The lower court erred by failing to account for Wood Group’s fault in allowing untrained employees handle a potentially dangerous cylinder, however, the high court ruled.
“Even if the cylinder was in fact empty, proper procedure and protocol in the industry regarding the handling of a cylinder still required that the cylinder be disconnected and transported in a certain manner,” the court said in a majority opinion by Chief Justice John Weimer.
Malta himself also bore some blame, the high court added. He “should have questioned his ability to single-handedly handle the cylinder, which had been previously transported by three Wood Group employees, especially since the cylinder had not been capped or placed in a rack.” Yet the 253-pound man lifted the 245-pound cylinder himself rather than issuing a stop-work order and waiting for help, the court noted.

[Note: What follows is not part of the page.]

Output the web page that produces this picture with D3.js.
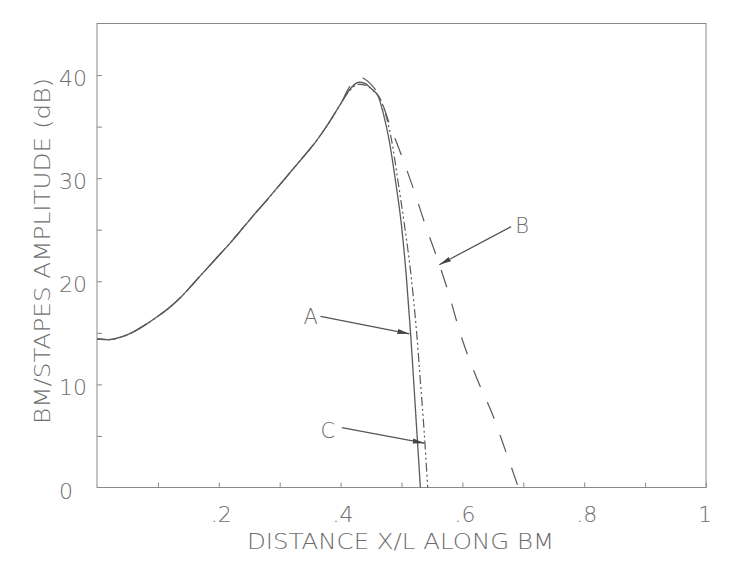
<!DOCTYPE html>
<html>
<head>
<meta charset="utf-8">
<script src="https://cdn.jsdelivr.net/npm/d3@7"></script>
<style>
  html, body { margin: 0; padding: 0; background: #fff; }
  svg { display: block; }
  text { font-family: "DejaVu Sans ExtraLight", "DejaVu Sans", sans-serif; font-weight: 200; fill: #6e6e6e; }
</style>
</head>
<body>
<svg id="chart" width="732" height="562"></svg>
<script>
// ---- data ----
const xCommon = [0, 0.02, 0.04, 0.06, 0.08, 0.10, 0.12, 0.14, 0.16, 0.18, 0.20, 0.22, 0.24, 0.26, 0.28, 0.30, 0.32, 0.34, 0.36, 0.38, 0.40];
const yCommon = [14.4, 14.35, 14.6, 15.1, 15.8, 16.6, 17.5, 18.6, 19.9, 21.2, 22.5, 23.8, 25.2, 26.6, 27.95, 29.35, 30.75, 32.15, 33.6, 35.3, 37.2];

const xTailA = [0.415, 0.43, 0.44, 0.45, 0.462, 0.47, 0.48, 0.49, 0.50, 0.508, 0.515, 0.52, 0.525, 0.531];
const yTailA = [38.6, 39.3, 39.2, 38.7, 37.9, 36.3, 33.6, 29.8, 25.4, 20.4, 14.9, 10.3, 5.6, 0];

const xTailC = [0.415, 0.43, 0.442, 0.453, 0.465, 0.474, 0.484, 0.494, 0.505, 0.516, 0.525, 0.531, 0.537, 0.543];
const yTailC = [38.5, 39.1, 39.0, 38.5, 37.7, 36.2, 33.6, 29.8, 25.4, 20.4, 14.9, 10.3, 5.6, 0];

const xTailB = [0.415, 0.428, 0.44, 0.45, 0.465, 0.48, 0.50, 0.52, 0.54, 0.56, 0.575, 0.60, 0.625, 0.65, 0.67, 0.692];
const yTailB = [38.9, 39.8, 39.6, 39.1, 37.8, 35.3, 32.2, 28.9, 25.3, 22.0, 19.3, 14.3, 10.4, 7.0, 3.7, 0];

const xTicks = [0.1, 0.2, 0.3, 0.4, 0.5, 0.6, 0.7, 0.8, 0.9, 1.0];
const xTickLabels = ["", ".2", "", ".4", "", ".6", "", ".8", "", "1"];
const yTicks = [5, 10, 15, 20, 25, 30, 35, 40];
const yTickLabels = ["0", "10", "20", "30", "40"];
const yLabelValues = [0, 10, 20, 30, 40];

const xTitle = "DISTANCE X/L ALONG BM";
const yTitle = "BM/STAPES AMPLITUDE (dB)";

// annotations: label, label position, arrow start, arrow tip (data units)
const annLabels = ["A", "C", "B"];
const annLabelPos = [[0.351, 16.6], [0.379, 5.6], [0.698, 25.5]];
const annFrom = [[0.367, 16.6], [0.402, 5.8], [0.680, 25.3]];
const annTo = [[0.513, 14.9], [0.538, 4.3], [0.562, 21.6]];

// ---- layout ----
const svg = d3.select("#chart");
const mLeft = 97, mRight = 706, mTop = 23.5, mBottom = 487.5;
const x = d3.scaleLinear().domain([0, 1]).range([mLeft, mRight]);
const y = d3.scaleLinear().domain([0, 45]).range([mBottom, mTop]);

const ink = "#8a8a8a";

// frame
svg.append("rect")
  .attr("x", mLeft).attr("y", mTop)
  .attr("width", mRight - mLeft).attr("height", mBottom - mTop)
  .attr("fill", "none").attr("stroke", ink).attr("stroke-width", 1);

// ticks (inward)
const xAxis = d3.axisTop(x).tickValues(xTicks).tickSize(5).tickFormat("");
svg.append("g").attr("transform", `translate(0,${mBottom})`).call(xAxis)
  .call(g => g.select(".domain").remove())
  .call(g => g.selectAll("line").attr("stroke", ink));
const yAxis = d3.axisRight(y).tickValues(yTicks).tickSize(5).tickFormat("");
svg.append("g").attr("transform", `translate(${mLeft},0)`).call(yAxis)
  .call(g => g.select(".domain").remove())
  .call(g => g.selectAll("line").attr("stroke", ink));

// tick labels
svg.append("g").selectAll("text").data(xTicks.map((v, i) => [v, xTickLabels[i]]).filter(d => d[1]))
  .join("text")
  .attr("x", d => x(d[0]) - 8)
  .attr("y", mBottom + 34)
  .attr("font-size", 22)
  .text(d => d[1]);

svg.append("g").selectAll("text").data(yLabelValues.map((v, i) => [v, yTickLabels[i]]))
  .join("text")
  .attr("x", 59)
  .attr("y", d => y(d[0]) + 11)
  .attr("font-size", 22)
  .text(d => d[1]);

// titles
svg.append("text")
  .attr("x", 247).attr("y", 549)
  .attr("font-size", 22)
  .attr("textLength", 307).attr("lengthAdjust", "spacingAndGlyphs")
  .text(xTitle);

svg.append("text")
  .attr("transform", "translate(50,424) rotate(-90)")
  .attr("x", 0).attr("y", 0)
  .attr("font-size", 22)
  .attr("textLength", 346).attr("lengthAdjust", "spacingAndGlyphs")
  .text(yTitle);

// curves
const common = xCommon.map((v, i) => [v, yCommon[i]]);
const curveA = common.concat(xTailA.map((v, i) => [v, yTailA[i]]));
const curveC = common.concat(xTailC.map((v, i) => [v, yTailC[i]]));
const curveB = common.concat(xTailB.map((v, i) => [v, yTailB[i]]));

const line = d3.line().x(d => x(d[0])).y(d => y(d[1])).curve(d3.curveMonotoneX);
const curveInk = "#5a5a5a";

svg.append("path").datum(curveB).attr("d", line)
  .attr("fill", "none").attr("stroke", curveInk).attr("stroke-width", 1.2)
  .attr("stroke-dasharray", "18,17");
svg.append("path").datum(curveC).attr("d", line)
  .attr("fill", "none").attr("stroke", curveInk).attr("stroke-width", 1.2)
  .attr("stroke-dasharray", "9,3,2,3,2,3");
svg.append("path").datum(curveA).attr("d", line)
  .attr("fill", "none").attr("stroke", curveInk).attr("stroke-width", 1.3);

// arrows
const defs = svg.append("defs");
defs.append("marker").attr("id", "arrow")
  .attr("viewBox", "0 0 12 6").attr("refX", 12).attr("refY", 3)
  .attr("markerWidth", 12).attr("markerHeight", 6)
  .attr("markerUnits", "userSpaceOnUse").attr("orient", "auto")
  .append("path").attr("d", "M0,0.5 L12,3 L0,5.5 Z").attr("fill", "#444");

const ann = svg.append("g");
annLabels.forEach((lab, i) => {
  ann.append("line")
    .attr("x1", x(annFrom[i][0])).attr("y1", y(annFrom[i][1]))
    .attr("x2", x(annTo[i][0])).attr("y2", y(annTo[i][1]))
    .attr("stroke", "#555").attr("stroke-width", 1.3)
    .attr("marker-end", "url(#arrow)");
  ann.append("text")
    .attr("x", x(annLabelPos[i][0])).attr("y", y(annLabelPos[i][1]) + 8)
    .attr("text-anchor", "middle")
    .attr("font-size", 21)
    .text(lab);
});
</script>
</body>
</html>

The trial court must recalculate damages after assigning comparative fault to Wood Group and the plaintiff, the Supreme Court said, even though Wood Group, as an employer, is immune from tort liability because damages are paid by workers’ compensation. The court went on to rule that Hiller could be at most 40% responsible, while Wood Group was at least 55% responsible and Malta at least 5%.
The high court also found the damages excessive given the fact Malta returned to the work force within two years and had “made great strides” with his PTSD. The maximum award should be $675,000 for physical and psychological injuries, the court ruled. The loss of consortium claim also should be slashed to no more than $15,000, the high court said.
“The scant evidence related to this issue” shows the main effect of his injury was he stopped dirt-biking with his son, the court said.
“After the accident, plaintiff became very bitter and angry and treated his family horribly,” the court found, but now, “acording to plaintiff’s wife, plaintiff’s relationship with his son has greatly improved.”
Justice Jefferson D. Hughes dissented, saying the majority improperly substituted their opinion for the findings of the trial court. Hiller was hired to inspect the equipment and failed to notify Wood Group employees about the danger of a potentially charged cylinder, he said.
“We shouldn’t lose the forest for the trees,” he wrote. “The big picture: But for the negligence of the Inspector, this accident would not have happened.”